DATA PROVIDED start
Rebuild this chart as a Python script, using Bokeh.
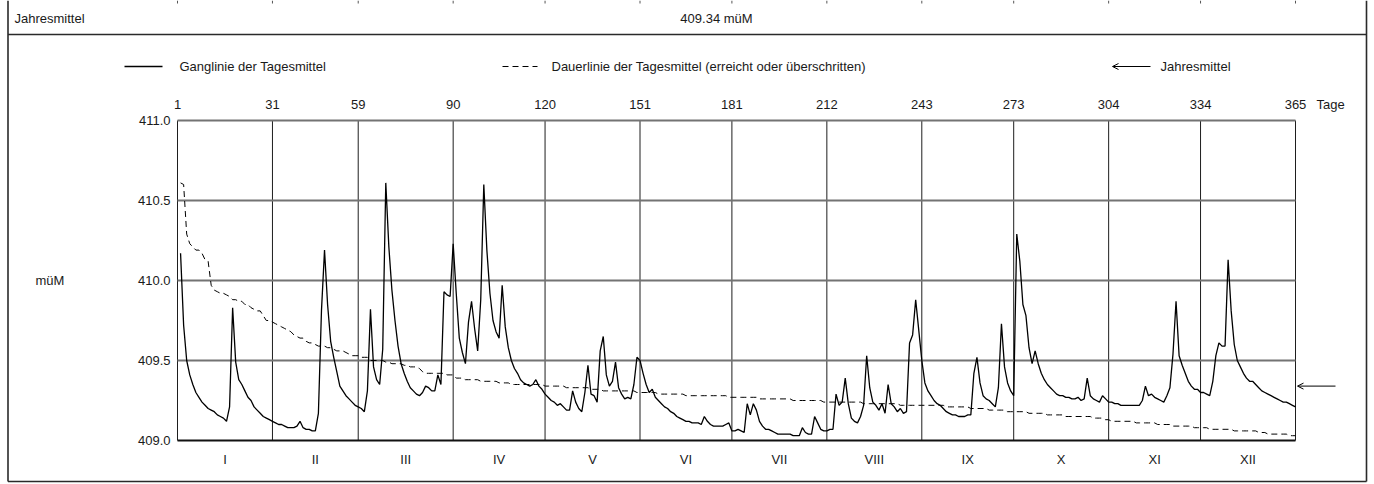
from bokeh.plotting import figure
from bokeh.models import Range1d, Label, Arrow, OpenHead
from bokeh.core.properties import value
from bokeh.embed import file_html
from bokeh.resources import INLINE

# ---------------- data ----------------
jan = [410.17, 409.72, 409.50, 409.41, 409.35, 409.30, 409.27, 409.24, 409.22, 409.20,
       409.19, 409.18, 409.16, 409.15, 409.14, 409.12, 409.21, 409.83, 409.49, 409.38,
       409.35, 409.31, 409.27, 409.25, 409.21, 409.19, 409.17, 409.15, 409.14, 409.13, 409.12]
feb = [409.11, 409.10, 409.10, 409.09, 409.08, 409.08, 409.08, 409.09, 409.12, 409.08,
       409.07, 409.07, 409.06, 409.06, 409.17, 409.81, 410.19, 409.85, 409.62, 409.52,
       409.43, 409.34, 409.31, 409.28, 409.26, 409.24, 409.22, 409.21]
mar = [409.20, 409.18, 409.31, 409.82, 409.46, 409.38, 409.35, 409.57, 410.61, 410.21,
       409.94, 409.75, 409.59, 409.48, 409.42, 409.37, 409.33, 409.31, 409.29, 409.28,
       409.30, 409.34, 409.33, 409.31, 409.31, 409.41, 409.35, 409.93, 409.91, 409.90, 410.23]
apr = [409.92, 409.64, 409.55, 409.48, 409.74, 409.87, 409.70, 409.56, 409.88, 410.60,
       410.19, 409.92, 409.75, 409.68, 409.64, 409.97, 409.71, 409.58, 409.50, 409.45,
       409.42, 409.38, 409.36, 409.35, 409.34, 409.35, 409.38, 409.34, 409.32, 409.29]
may = [409.27, 409.25, 409.24, 409.22, 409.23, 409.21, 409.19, 409.19, 409.31, 409.24,
       409.20, 409.18, 409.30, 409.47, 409.29, 409.28, 409.24, 409.56, 409.65, 409.41,
       409.34, 409.37, 409.49, 409.33, 409.29, 409.26, 409.27, 409.26, 409.35, 409.52, 409.50]
jun = [409.42, 409.35, 409.30, 409.32, 409.27, 409.25, 409.23, 409.21, 409.20, 409.18,
       409.17, 409.15, 409.14, 409.13, 409.12, 409.12, 409.11, 409.11, 409.11, 409.10,
       409.15, 409.12, 409.10, 409.09, 409.09, 409.09, 409.09, 409.10, 409.11, 409.06]
jul = [409.06, 409.07, 409.06, 409.05, 409.23, 409.16, 409.23, 409.19, 409.12, 409.09,
       409.07, 409.07, 409.06, 409.05, 409.04, 409.04, 409.04, 409.04, 409.04, 409.03,
       409.03, 409.03, 409.08, 409.05, 409.04, 409.04, 409.15, 409.11, 409.07, 409.06, 409.06]
aug = [409.07, 409.07, 409.29, 409.22, 409.24, 409.39, 409.23, 409.14, 409.12, 409.11,
       409.15, 409.22, 409.53, 409.33, 409.24, 409.22, 409.19, 409.23, 409.17, 409.35,
       409.23, 409.21, 409.18, 409.20, 409.17, 409.18, 409.61, 409.66, 409.88, 409.69, 409.50]
sep = [409.36, 409.31, 409.28, 409.25, 409.23, 409.22, 409.20, 409.18, 409.17, 409.16,
       409.16, 409.15, 409.15, 409.15, 409.16, 409.16, 409.42, 409.52, 409.36, 409.28,
       409.26, 409.25, 409.23, 409.21, 409.33, 409.73, 409.46, 409.36, 409.31, 409.28]
oct_ = [410.29, 410.12, 409.85, 409.78, 409.58, 409.48, 409.56, 409.48, 409.42, 409.38,
        409.35, 409.33, 409.31, 409.29, 409.28, 409.28, 409.27, 409.27, 409.26, 409.26,
        409.27, 409.25, 409.26, 409.39, 409.28, 409.26, 409.25, 409.24, 409.28, 409.26, 409.24]
nov = [409.24, 409.23, 409.23, 409.22, 409.22, 409.22, 409.22, 409.22, 409.22, 409.22,
       409.25, 409.34, 409.28, 409.29, 409.27, 409.26, 409.25, 409.24, 409.28, 409.33,
       409.54, 409.87, 409.53, 409.47, 409.42, 409.37, 409.34, 409.32, 409.32, 409.30]
dec = [409.30, 409.29, 409.28, 409.37, 409.53, 409.61, 409.59, 409.59, 410.13, 409.81,
       409.60, 409.50, 409.46, 409.42, 409.39, 409.37, 409.37, 409.35, 409.33, 409.31,
       409.30, 409.29, 409.28, 409.27, 409.26, 409.25, 409.24, 409.24, 409.23, 409.22, 409.21]

annual_mean = 409.34
day_ticks = [0, 31, 59, 90, 120, 151, 181, 212, 243, 273, 304, 334, 365]
day_tick_labels = ["1", "31", "59", "90", "120", "151", "181", "212", "243", "273", "304", "334", "365"]
month_names = ["I", "II", "III", "IV", "V", "VI", "VII", "VIII", "IX", "X", "XI", "XII"]
y_ticks = [409.0, 409.5, 410.0, 410.5, 411.0]
y_tick_labels = ["409.0", "409.5", "410.0", "410.5", "411.0"]

values = jan + feb + mar + apr + may + jun + jul + aug + sep + oct_ + nov + dec
days = list(range(1, len(values) + 1))
duration = sorted(values, reverse=True)   # Dauerlinie: reached or exceeded

FONT = "Liberation Sans"
FS = "13px"
TXT = "#1a1a1a"

# ---------------- geometry: plot area inside a full-canvas frame ----------------
W, H = 1374, 484
LEFT, RIGHT, TOP, BOTTOM = 177, 1295, 120, 440     # plot-area edges in pixels
X0, X1 = day_ticks[0], day_ticks[-1]
Y0, Y1 = y_ticks[0], y_ticks[-1]
sx = (RIGHT - LEFT) / (X1 - X0)
sy = (BOTTOM - TOP) / (Y1 - Y0)

p = figure(width=W, height=H,
           x_range=Range1d(X0 - LEFT / sx, X1 + (W - RIGHT) / sx),
           y_range=Range1d(Y0 - (H - BOTTOM) / sy, Y1 + TOP / sy),
           x_axis_type=None, y_axis_type=None, min_border=0,
           output_backend="svg", toolbar_location=None)
p.outline_line_color = None
p.xgrid.visible = False
p.ygrid.visible = False
p.background_fill_color = "white"
p.border_fill_color = "white"

def dx(X):   # pixel -> x data
    return X0 + (X - LEFT) / sx

def dy(Y):   # pixel -> y data
    return Y1 - (Y - TOP) / sy

# grid: month lines (black) and level lines (grey)
p.segment(x0=day_ticks, y0=[Y0] * len(day_ticks), x1=day_ticks, y1=[Y1] * len(day_ticks),
          line_color="#1e1e1e", line_width=1)
p.segment(x0=[X0] * 4, y0=y_ticks[1:], x1=[X1] * 4, y1=y_ticks[1:],
          line_color="#737373", line_width=2)
p.segment(x0=[X0], y0=[Y0], x1=[X1], y1=[Y0], line_color="#111111", line_width=2)

# series
p.line(days, duration, line_color="black", line_width=1, line_dash="6 4")
p.line(days, values, line_color="black", line_width=1.3)

# tick labels
month_mid = [(day_ticks[i] + day_ticks[i + 1]) / 2 for i in range(12)]
txt_kw = dict(text_font=value(FONT), text_font_size=value(FS), text_color=TXT,
              text_baseline="middle")
p.text(x=day_ticks, y=[dy(104)] * len(day_ticks), text=day_tick_labels,
       text_align="center", **txt_kw)
p.text(x=[dx(170)] * len(y_ticks), y=y_ticks, text=y_tick_labels, text_align="right", **txt_kw)
p.text(x=month_mid, y=[dy(459)] * 12, text=month_names, text_align="center", **txt_kw)

# ---------------- decorations ----------------
def seg(Xa, Ya, Xb, Yb, color="#2a2a2a", width=1.6, dash="solid"):
    p.line([dx(Xa), dx(Xb)], [dy(Ya), dy(Yb)], line_color=color, line_width=width,
           line_dash=dash)

def text(X, Y, s, align="left"):
    p.add_layout(Label(x=dx(X), y=dy(Y), text=s, text_font=FONT, text_font_size=FS,
                       text_color=TXT, text_align=align, text_baseline="middle"))

# outer frame, header row, column marks of the table above
seg(7.5, 0, 7.5, 481)
seg(1366, 0, 1366, 481)
seg(7.5, 481, 1366, 481)
seg(7.5, 34, 1366, 34)
p.segment(x0=day_ticks, y0=[dy(0)] * len(day_ticks), x1=day_ticks, y1=[dy(3)] * len(day_ticks),
          line_color="#555555", line_width=1)
text(14, 17.5, "Jahresmittel")
text(716, 17.5, f"{annual_mean:.2f} müM", align="center")

# legend row
LY = 66
seg(124, LY, 162, LY, color="black", width=1.3)
text(179, LY, "Ganglinie der Tagesmittel")
seg(502, LY, 537, LY, color="black", width=1, dash="6 4")
text(551, LY, "Dauerlinie der Tagesmittel (erreicht oder überschritten)")
p.add_layout(Arrow(end=OpenHead(size=6, line_width=1, line_color="black"),
                   x_start=dx(1150), y_start=dy(LY), x_end=dx(1112), y_end=dy(LY),
                   line_color="black", line_width=1))
text(1160, LY, "Jahresmittel")

# axis captions
text(1316, 104, "Tage")
text(35, 280, "müM")

# annual mean arrow at the right of the plot area
p.add_layout(Arrow(end=OpenHead(size=6, line_width=1, line_color="black"),
                   x_start=dx(1335), y_start=annual_mean, x_end=dx(1297), y_end=annual_mean,
                   line_color="black", line_width=1))

open("out.html", "w").write(file_html(p, INLINE))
DATA PROVIDED end
Restate the data word for word from its first line through the line with "from bokeh.resources import INLINE", leaving out any picture along the way.

Rebuild this chart as a Python script, using Bokeh.
from bokeh.plotting import figure
from bokeh.models import Range1d, Label, Arrow, OpenHead
from bokeh.core.properties import value
from bokeh.embed import file_html
from bokeh.resources import INLINE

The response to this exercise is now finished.